Culinary Workers Local 226 took a bold step in their drive for a union contract at Trump International Hotel in Las Vegas on Sept. 27. On behalf of the 500 workers, mostly Spanish-speaking immigrants, CWU Local 226 called a national boycott of all facilities that Trump “owns, has invested in, or has partnered with,” said CWU spokeswoman Bethany Khan. “Other unions can respect [the] boycott and not deliver goods or pass the picket line.” The AFL-CIO supports the boycott. (Huffington Post, Sept. 27)
The cooks, housekeepers, bellhops, cocktail servers and other workers voted to join UNITE HERE’s Culinary Workers Local 226 and Bartenders Local 165 last December. But Trump management appealed the National Labor Relations Board’s certification of the union, and the board has yet to issue a final ruling.
The NLRB general counsel filed charges against the hotel after finding merit in the union’s claim that management intimidated and retaliated against pro-union workers during the organizing campaign. But the full board hasn’t ruled on that, either. WW wants to know: Why is the NLRB twiddling its thumbs?
For lists of Trump-related properties, visit “Boycott Trump” on arbiternews.com and “Boycott Trump List of of [sic] Companies to Refuse to Support” on Facebook.
Minn. nurses to vote on proposed contract
The 4,800 registered nurses at five Allina Health hospitals in the St. Paul, Minn., area, represented by the Minnesota Nurses Association, are fighting for a fair contract. But the highly profitable nonprofit hospital system insists on shifting health care increases to the nurses and has ignored appeals for training to deal with workplace violence and for a fair nurse-to-patient ratio. So the MNA held a one-week strike in June. When Allina still refused to budge, the MNA called an unfair labor practices strike on Labor Day.
Over the last month, the nurses have picketed, rallied, marched and galvanized hundreds of supporters to petition Allina for a fair contract. On Sept. 25, they snarled traffic in front of a Minneapolis hotel during the annual General Mills shareholders meeting. By spotlighting the role of GM Executive Vice President John Church, who chairs the Allina board, they hoped to pressure the hospital system to resume negotiations.
A federal mediator brought Allina back to the table on Sept. 25. Despite 40 hours of negotiations over three days, Allina was intent on “nickel and diming the nurses in a zero-sum game that made it impossible for the negotiating team to reach a tentative agreement,” said MNA Executive Director Rose Roach at a Sept. 30 news conference. When the nurses voted on the agreement on Oct. 3, they sent a “resounding” no to Allina. The strike continues. (mprnews.com, Oct. 3)
Candy makers: ‘No pension, no Peeps!’
The 400 workers at Just Born Quality Confections in Bethlehem, Pa., voted unanimously to strike Sept. 2. The workers, who produce iconic Peeps marshmallow candies, are demanding fair wages and benefits after management moved to eliminate pensions for new hires and increase out-of-pocket health care costs. Workers are represented by the Bakery Workers (BCTWGM) Local 6.

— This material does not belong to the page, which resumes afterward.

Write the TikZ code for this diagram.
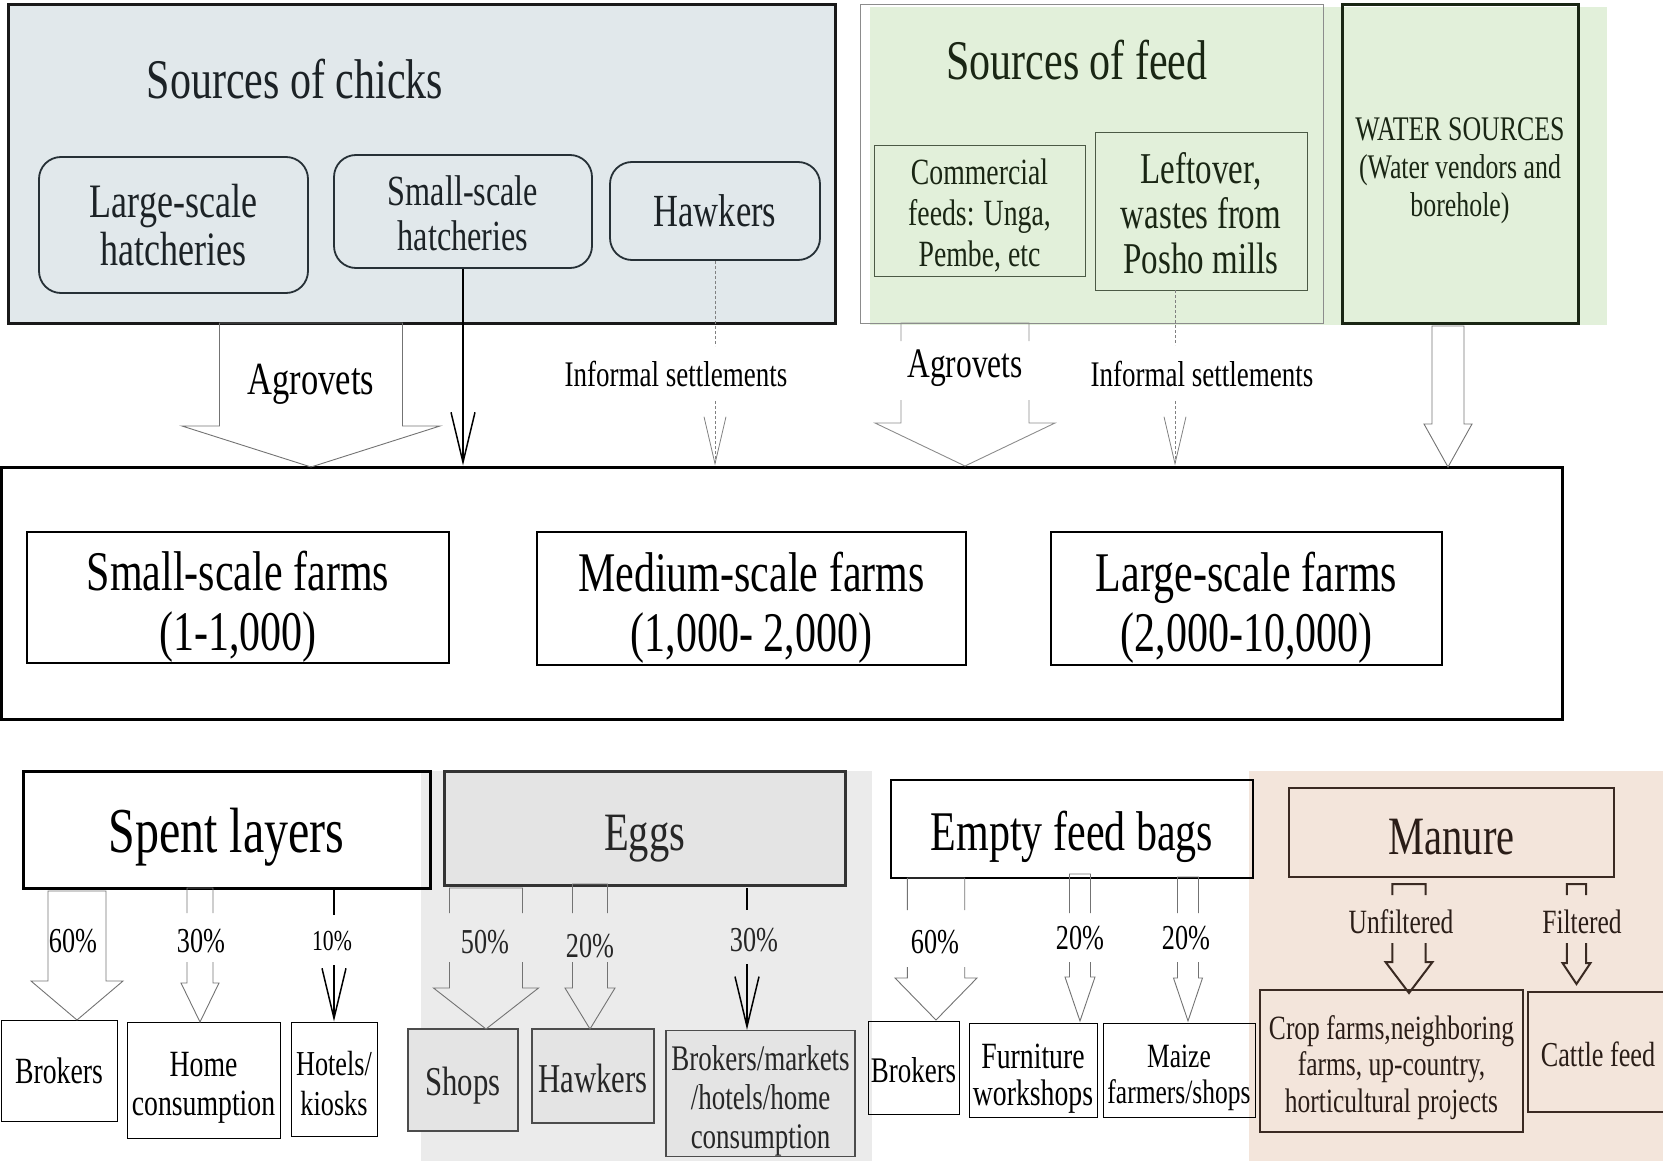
\documentclass[tikz,border=0pt]{standalone}
\usepackage{fontspec}
\setmainfont{Liberation Serif}[FakeStretch=0.75]
\usetikzlibrary{arrows.meta}

\definecolor{chickbg}{HTML}{E1E8EB}
\definecolor{chickln}{HTML}{263036}
\definecolor{chicktx}{HTML}{1C2226}
\definecolor{feedbg}{HTML}{E2F0DA}
\definecolor{feedln}{HTML}{4B5A45}
\definecolor{feedtx}{HTML}{1A2614}
\definecolor{eggbg}{HTML}{EBEBEB}
\definecolor{eggbox}{HTML}{E4E4E4}
\definecolor{manurebg}{HTML}{F3E5DB}
\definecolor{manureln}{HTML}{3A2A22}
\definecolor{manuretx}{HTML}{2A1D17}

\newcommand{\fs}[2]{\fontsize{#1pt}{#2pt}\selectfont}
% invisible strut, pushes the text of a box a bit down
\newcommand{\dn}[1]{\vrule height \dimexpr0.70em+#1\relax width 0pt\relax}
% block arrow: cx, top, gap from, gap to, head y, tip y, shaft half, head half
\newcommand{\blockarr}[9][]{%
  \draw[blockline,#1] ({#2-#8},#4) -- ({#2-#8},#3) -- ({#2+#8},#3) -- ({#2+#8},#4)
    ({#2-#8},#5) -- ({#2-#8},#6) -- ({#2-#9},#6) -- (#2,#7) -- ({#2+#9},#6) -- ({#2+#8},#6) -- ({#2+#8},#5);}

\begin{document}
\begin{tikzpicture}[x=1pt,y=-1pt,
  every node/.style={align=center,inner sep=0pt},
  lower/.style={execute at begin node={\dn{#1pt}}},
  hatch/.style={draw=chickln,line width=1.8pt,rounded corners=22pt,fill=chickbg,text=chicktx},
  feedbox/.style={draw=feedln,line width=1pt,fill=feedbg,text=feedtx},
  farmbox/.style={draw,line width=2.5pt},
  headbox/.style={draw,line width=3pt},
  leaf/.style={draw,line width=1pt},
  eggleaf/.style={draw=black!70,line width=1.5pt,fill=eggbox,text=black!85},
  manleaf/.style={draw=manureln,line width=2.5pt,text=manuretx},
  blockline/.style={draw=black!55,line width=0.9pt},
  linearr/.style={line width=1.5pt,-{Straight Barb[length=50pt,width=24pt]}},
  dashln/.style={draw=black!50,line width=0.8pt,dash pattern=on 3pt off 2pt}]
\useasboundingbox (0,0) rectangle (1663,1161);

% backgrounds
\fill[feedbg] (870,7) rectangle (1607,325);
\fill[eggbg] (421,771) rectangle (872,1161);
\fill[manurebg] (1249,771) rectangle (1663,1161);

% sources of chicks
\node[draw=black!90,line width=3pt,fill=chickbg,minimum width=827pt,minimum height=318pt] (chicks) at (422,164) {};
\node[font=\fs{56}{56},text=chicktx] (chickstitle) at (295,79) {Sources of chicks};
\node[hatch,minimum width=269pt,minimum height=136pt,font=\fs{48}{48}] (lsh) at (173.5,225) {Large-scale\\hatcheries};
\node[hatch,minimum width=258pt,minimum height=113pt,font=\fs{43}{45}] (ssh) at (463,211.5) {\dn{3pt}Small-scale\\hatcheries};
\node[hatch,minimum width=210pt,minimum height=98pt,font=\fs{46}{46}] (hawk) at (715,211) {Hawkers};

% sources of feed and water
\node[draw=black!45,line width=1pt,minimum width=463pt,minimum height=318pt] (feed) at (1091.5,164) {};
\node[font=\fs{56}{56},text=feedtx] (feedtitle) at (1077,60) {Sources of feed};
\node[feedbox,minimum width=211pt,minimum height=130pt,font=\fs{37}{41}] (comm) at (979.5,211) {\dn{8pt}Commercial\\feeds: Unga,\\Pembe, etc};
\node[feedbox,minimum width=212pt,minimum height=157pt,font=\fs{44}{45}] (left) at (1201,211.5) {\dn{4pt}Leftover,\\wastes from\\Posho mills};
\node[draw=feedtx,line width=3pt,minimum width=236pt,minimum height=318pt] (water) at (1460,164) {};
\node[font=\fs{34.5}{38},text=feedtx] (watertxt) at (1460,167) {\dn{7pt}WATER SOURCES\\(Water vendors and\\borehole)};

% farms
\node[draw,line width=3pt,minimum width=1561pt,minimum height=252pt] (farms) at (782,593) {};
\node[farmbox,minimum width=422pt,minimum height=131pt,font=\fs{56}{60}] (sfarm) at (238,597.5) {\dn{18pt}Small-scale farms\\(1-1,000)};
\node[farmbox,minimum width=429pt,minimum height=133pt,font=\fs{56}{60}] (mfarm) at (751.5,598.5) {\dn{18pt}Medium-scale farms\\(1,000- 2,000)};
\node[farmbox,minimum width=391pt,minimum height=133pt,font=\fs{56}{60}] (lfarm) at (1246.5,598.5) {\dn{18pt}Large-scale farms\\(2,000-10,000)};

% arrows into farms
\blockarr[draw=black!55]{311}{323}{400}{400}{426}{467}{91.5}{129}
\node[font=\fs{46}{46}] (agro1) at (311,384) {Agrovets};
\draw[linearr] (ssh.south) -- (ssh.south |- farms.north);
\draw[dashln] (hawk.south) -- ++(0,85);
\draw[dashln,-{Straight Barb[length=47pt,width=22pt]}] (hawk.south |- 0,401) -- (hawk.south |- farms.north);
\node[font=\fs{36}{36}] (inf1) at (676,374) {Informal settlements};
\blockarr[draw=black!45]{965}{323}{341}{400}{423}{466}{64}{90}
\node[font=\fs{42}{42}] (agro2) at (965,368) {Agrovets};
\draw[dashln] (1175,290) -- (1175,345);
\draw[dashln,-{Straight Barb[length=47pt,width=22pt]}] (1175,401) -- (1175,0 |- farms.north);
\node[font=\fs{36}{36}] (inf2) at (1202,374) {Informal settlements};
\blockarr[draw=black!55]{1448}{326}{400}{400}{424}{467}{16}{24}

% outputs
\node[headbox,minimum width=407pt,minimum height=117pt,font=\fs{64}{64},lower=15] (spent) at (226.5,829.5) {Spent layers};
\node[headbox,draw=black!80,fill=eggbox,minimum width=401pt,minimum height=114pt,font=\fs{54}{54},text=black!85,lower=19] (eggs) at (644.5,828) {Eggs};
\node[headbox,line width=2.5pt,minimum width=362pt,minimum height=98pt,font=\fs{56}{56},lower=15] (bags) at (1072,829) {Empty feed bags};
\node[headbox,draw=manureln,line width=2.5pt,minimum width=325pt,minimum height=89pt,font=\fs{54}{54},text=manuretx,lower=6] (manure) at (1451.5,832.5) {Manure};

\node[leaf,minimum width=116pt,minimum height=101pt,font=\fs{37}{37}] (brk1) at (59,1070.5) {Brokers};
\node[leaf,minimum width=153pt,minimum height=116pt,font=\fs{37}{39}] (home) at (203.5,1080) {\dn{13pt}Home\\consumption};
\node[leaf,minimum width=86pt,minimum height=114pt,font=\fs{35}{40}] (hotel) at (334,1079) {\dn{8pt}Hotels/\\kiosks};
\node[eggleaf,minimum width=110pt,minimum height=102pt,font=\fs{41}{41},lower=12] (shops) at (463,1080) {Shops};
\node[eggleaf,minimum width=122pt,minimum height=94pt,font=\fs{41}{41},lower=4] (hawk2) at (593,1076) {Hawkers};
\node[eggleaf,minimum width=189pt,minimum height=125pt,font=\fs{36}{39}] (bmk) at (760.5,1093.5) {\dn{15pt}Brokers/markets\\/hotels/home\\consumption};
\node[leaf,minimum width=91pt,minimum height=93pt,font=\fs{36}{36},lower=6] (brk2) at (913.5,1067.5) {Brokers};
\node[leaf,minimum width=128pt,minimum height=94pt,font=\fs{37}{37}] (furn) at (1033,1070) {\dn{15pt}Furniture\\workshops};
\node[leaf,minimum width=152pt,minimum height=94pt,font=\fs{34}{36}] (maize) at (1179,1070) {\dn{15pt}Maize\\farmers/shops};
\node[manleaf,minimum width=263pt,minimum height=142pt,font=\fs{34}{36.6}] (crop) at (1391.5,1061) {\dn{13pt}Crop farms,neighboring\\farms, up-country,\\horticultural projects};
\node[manleaf,minimum width=147pt,minimum height=120pt] (cattle) at (1601.5,1052) {};
\node[font=\fs{35}{35},text=manuretx] (cattletxt) at (1598,1054) {Cattle feed};

% spent layers arrows
\blockarr{77}{891}{950}{950}{981}{1020}{29}{46}
\node[font=\fs{35}{35}] (p60a) at (73,941) {60\%};
\blockarr{200}{888}{913}{962}{983}{1022}{13}{19}
\node[font=\fs{35}{35}] (p30a) at (201,941) {30\%};
\draw[line width=1.5pt] (hotel.north |- spent.south) -- ++(0,25);
\draw[linearr] (hotel.north |- 0,965) -- (hotel.north);
\node[font=\fs{29}{29}] (p10) at (332,941) {10\%};

% eggs arrows
\blockarr{486}{888}{913}{962}{988}{1029}{36.5}{52.5}
\node[font=\fs{35}{35},text=black!85] (p50) at (485,942) {50\%};
\blockarr{590}{884}{913}{962}{988}{1029}{17.5}{25}
\node[font=\fs{35}{35},text=black!85] (p20a) at (590,946) {20\%};
\draw[line width=1.5pt] (747,888) -- (747,910);
\draw[linearr] (747,964) -- (747,0 |- bmk.north);
\node[font=\fs{35}{35},text=black!85] (p30b) at (754,940) {30\%};

% feed bag arrows
\blockarr{936}{878}{910}{967}{978}{1020}{28.7}{41}
\node[font=\fs{35}{35}] (p60b) at (935,942) {60\%};
\blockarr{1080}{874}{913}{962}{977}{1021}{10.5}{15}
\node[font=\fs{35}{35}] (p20b) at (1080,938) {20\%};
\blockarr{1188}{877}{913}{962}{978}{1021}{10.5}{14.5}
\node[font=\fs{35}{35}] (p20c) at (1186,938) {20\%};

% manure arrows
\blockarr[draw=manureln,line width=2pt]{1409}{884}{895}{943}{962}{993}{16.7}{23.5}
\node[font=\fs{34}{34},text=manuretx] (unf) at (1401,922) {Unfiltered};
\blockarr[draw=manureln,line width=2pt]{1576.5}{884}{895}{943}{963}{984}{9.7}{14}
\node[font=\fs{34}{34},text=manuretx] (fil) at (1582,922) {Filtered};
\end{tikzpicture}
\end{document}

According to Debbie Harden, a 16-year package handler, the workers waited until Easter and Valentine’s Day orders were in to initiate the strike: “We held out, because it kind of hits them the hardest. They need us more than they think.” (mcall.com, Sept. 7) But after the company filed a suit charging Local 6 with violating the contract by calling the strike — which Local 6 disputes — the workers returned to work Sept. 30, citing progress on the contact. Talks will continue Oct. 13. (AP, Sept. 30)
Fair scheduling for fast food workers in NYC
On Sept. 15, Mayor Bill de Blasio proposed legislation so that New York City’s 65,000 hourly fast food workers will receive advance notification about work hours. The Fair Workweek law would require public posting of predictable advance schedules and additional compensation for working unscheduled hours.
According to www1.nyc.gov, the city’s official website, “Across the country, nearly one in five Americans has an unstable work schedule and about 40 percent of early career workers, defined as workers aged 26 to 32, have less than one week advance notice of their schedules.” (Sept. 15)
The law would be the first pro-worker legislation regulating the U.S. fast food industry. Adding the need for fair scheduling only bolsters workers’ demands for $15 an hour and a union.